STORED DATA:
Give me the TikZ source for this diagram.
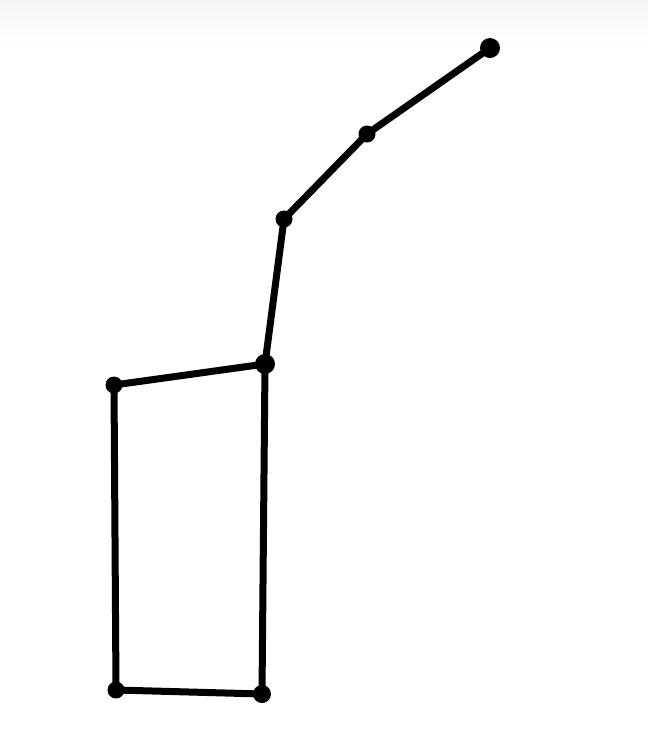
\documentclass[tikz,border=0pt]{standalone}
\begin{document}
\begin{tikzpicture}[x=1pt,y=-1pt,
  star/.style={circle,fill=black,inner sep=0pt,minimum size=#1},
  star/.default=17pt,
  edge/.style={line width=7pt,line join=round,line cap=round}]
\useasboundingbox (0,0) rectangle (648,748);
\fill[white] (0,0) rectangle (648,748);
\shade[top color=black!4,bottom color=white] (0,0) rectangle (648,45);
\node[star=20pt] (a) at (490,48) {};
\node[star] (b) at (367,134) {};
\node[star] (c) at (284,219) {};
\node[star=20pt] (d) at (265,364) {};
\node[star] (e) at (114,385) {};
\node[star] (f) at (116,690) {};
\node[star=18pt] (g) at (262,694) {};
\draw[edge] (a.center) -- (b.center) -- (c.center) -- (d.center) -- (e.center) -- (f.center) -- (g.center) -- (d.center);
\end{tikzpicture}
\end{document}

THE REQUEST:
Transcribe the material exactly, keeping every word and none of the pictures.

FINAL RESULT:
Give me the TikZ source for this diagram.
\documentclass[tikz,border=0pt]{standalone}
\begin{document}
\begin{tikzpicture}[x=1pt,y=-1pt,
  star/.style={circle,fill=black,inner sep=0pt,minimum size=#1},
  star/.default=17pt,
  edge/.style={line width=7pt,line join=round,line cap=round}]
\useasboundingbox (0,0) rectangle (648,748);
\fill[white] (0,0) rectangle (648,748);
\shade[top color=black!4,bottom color=white] (0,0) rectangle (648,45);
\node[star=20pt] (a) at (490,48) {};
\node[star] (b) at (367,134) {};
\node[star] (c) at (284,219) {};
\node[star=20pt] (d) at (265,364) {};
\node[star] (e) at (114,385) {};
\node[star] (f) at (116,690) {};
\node[star=18pt] (g) at (262,694) {};
\draw[edge] (a.center) -- (b.center) -- (c.center) -- (d.center) -- (e.center) -- (f.center) -- (g.center) -- (d.center);
\end{tikzpicture}
\end{document}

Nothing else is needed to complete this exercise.